Scoping to a repository
Section titled “Scoping to a repository”Pass X-Relay-Repo: owner/repo to restrict retrieval to chunks from a specific indexed repository:
curl http://localhost:8000/v1/chat/completions \ -H "Authorization: Bearer gr-..." \ -H "X-Relay-Repo: myorg/backend" \ -d '{"model":"gpt-4o","messages":[{"role":"user","content":"How does auth work?"}]}'Without this header all indexed content is searched across all sources.
Ingesting content
Section titled “Ingesting content”Upload individual files via the admin API:
curl -X POST http://localhost:8000/internal/kb/upload \ -H "Authorization: Bearer $PROXY_MASTER_KEY" \ -F "file=@./runbook.md"Sync a GitHub or GitLab repository (incremental, cursor-tracked):
curl -X POST http://localhost:8000/internal/kb/sync-repo \ -H "Authorization: Bearer $PROXY_MASTER_KEY" \ -H "Content-Type: application/json" \ -d '{"provider":"github","repo":"myorg/backend","token":"ghp_..."}'See Knowledge Base for full details on repo sync, the CronJob, and debug endpoints.
Storage
Section titled “Storage”Embedded (default, single replica)
Section titled “Embedded (default, single replica)”ChromaDB runs inside the relay pod, persisting to a local PVC.
persistence: chroma: size: 10Gi storageClass: "" accessMode: ReadWriteOnceServer mode (multi-replica)
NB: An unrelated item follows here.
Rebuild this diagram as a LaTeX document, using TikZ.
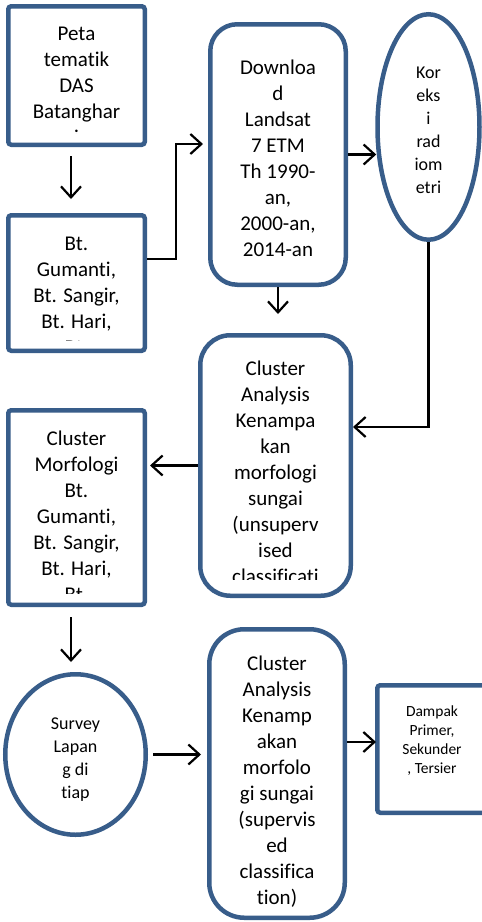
\documentclass[tikz,border=0pt]{standalone}
\usepackage{fontspec}
\setmainfont{Carlito}[Ligatures=NoCommon]
\usetikzlibrary{arrows.meta,shapes.geometric}
\definecolor{bord}{HTML}{385D8A}
\begin{document}
\begin{tikzpicture}[x=1pt,y=-1pt,
  box/.style={draw=bord, line width=4.5pt, fill=white, rounded corners=3pt, inner sep=0pt},
  rbox/.style={box, rounded corners=#1},
  oval/.style={draw=bord, line width=4.5pt, fill=white, ellipse, inner sep=0pt},
  txt/.style={align=center, inner sep=0pt, anchor=base, font=\fontsize{21}{26}\selectfont},
  txts/.style={align=center, inner sep=0pt, anchor=base, font=\fontsize{18}{23}\selectfont},
  txtxs/.style={align=center, inner sep=0pt, anchor=base, font=\fontsize{15.5}{19}\selectfont},
  arr/.style={draw=black, line width=2.2pt, -{Straight Barb[length=11pt,width=20pt]}}]
\useasboundingbox (0,0) rectangle (482,922);

% shapes
\node[box, minimum width=136.5pt, minimum height=138.5pt] (b1) at (76.5,75.5) {};
\node[box, minimum width=136.5pt, minimum height=135.5pt] (b2) at (76.5,283) {};
\node[rbox=27pt, minimum width=135.5pt, minimum height=260.5pt] (dl) at (278,154.5) {};
\node[oval, minimum width=102pt, minimum height=225.5pt] (kor) at (428.5,127) {};
\node[rbox=30pt, minimum width=150.5pt, minimum height=260.5pt] (cua) at (275.5,465.5) {};
\node[box, minimum width=136.5pt, minimum height=194.5pt] (cm) at (76.5,507.5) {};
\node[oval, minimum width=140.5pt, minimum height=160.5pt] (sv) at (75.5,754.5) {};
\node[rbox=35pt, minimum width=135.5pt, minimum height=288.5pt] (sup) at (277,773.5) {};
\node[box, minimum width=120.5pt, minimum height=127.5pt] (dp) at (437.5,749) {};

% texts (anchor base = baseline of the last line)
\begin{scope}
\clip (10,10) rectangle (143,133);
\node[txt] (t1) at (76.5,144) {Peta\\tematik\\DAS\\Batanghar\\i};
\end{scope}
\begin{scope}
\clip (10,217) rectangle (143,340);
\node[txt] (t2) at (76.5,354) {Bt.\\Gumanti,\\Bt. Sangir,\\Bt. Hari,\\Bt.};
\end{scope}
\node[txt] (tdl) at (278,256) {Downloa\\d\\Landsat\\7 ETM\\Th 1990-\\an,\\2000-an,\\2014-an};
\node[txts] (tkor) at (428.5,193) {Kor\\eks\\i\\rad\\iom\\etri};
\begin{scope}
\clip (202,337) rectangle (349,579);
\node[txt] (tcua) at (275.5,609) {Cluster\\Analysis\\Kenampa\\kan\\morfologi\\sungai\\(unsuperv\\ised\\classificati\\on)};
\end{scope}
\begin{scope}
\clip (10,412) rectangle (143,593);
\node[txt] (tcm) at (76.5,601) {Cluster\\Morfologi\\Bt.\\Gumanti,\\Bt. Sangir,\\Bt. Hari,\\Bt.};
\end{scope}
\node[txts] (tsv) at (75.5,798) {Survey\\Lapan\\g di\\tiap};
\node[txt] (tsup) at (277,904) {Cluster\\Analysis\\Kenamp\\akan\\morfolo\\gi sungai\\(supervis\\ed\\classifica\\tion)};
\node[txtxs] (tdp) at (432,773) {Dampak\\Primer,\\Sekunder\\, Tersier};

% connectors
\draw[arr, shorten <=9pt, shorten >=14pt] ([xshift=-5.5pt]b1.south) -- ([xshift=-5.5pt]b2.north);
\draw[arr, shorten >=5pt] ([yshift=24pt]b2.east) -- ++(29,0) |- ([yshift=10.5pt]dl.west);
\draw[arr, shorten >=-1pt] (dl.east) -- (dl.east -| kor.west);
\draw[arr] (kor.south) |- ([yshift=38.5pt]cua.east);
\draw[arr, shorten >=19pt] (dl.south) -- (dl.south |- cua.north);
\draw[arr, shorten >=3pt] (cua.west) -- (cua.west -| cm.east);
\draw[arr, shorten <=10pt, shorten >=10pt] ([xshift=-5.5pt]cm.south) -- ([xshift=-5.5pt]cm.south |- sv.north);
\draw[arr, shorten <=5pt, shorten >=6pt] (sv.east) -- (sv.east -| sup.west);
\draw[arr, shorten >=-1pt] ([yshift=31.5pt]sup.east) -- ([yshift=31.5pt]sup.east -| dp.west);
\end{tikzpicture}
\end{document}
Section titled “Server mode (multi-replica)”ChromaDB runs as a separate Deployment. Required when replicaCount > 1.
replicaCount: 3
chromadb: server: enabled: true persistence: size: 10GiSee Scaling for the full multi-replica setup.
Tuning retrieval
Section titled “Tuning retrieval”| Parameter | Effect |
|---|---|
top_k: 3 | Fewer chunks → less context noise, lower cost |
top_k: 10 | More context, but may hit max_input_tokens |
score_threshold: 0.9 | Stricter — only very close matches |
score_threshold: 0.5 | Broader — useful for short or vague queries |
Use the /internal/kb/search debug endpoint to see raw distances before adjusting the threshold:
curl "http://localhost:8000/internal/kb/search?q=auth+middleware&repo=myorg/backend" \ -H "Authorization: Bearer $PROXY_MASTER_KEY"Disabling per-request
Section titled “Disabling per-request”There is no per-request override — RAG is either on or off globally. To disable for a specific use case, deploy a separate proxy instance with rag.enabled: false.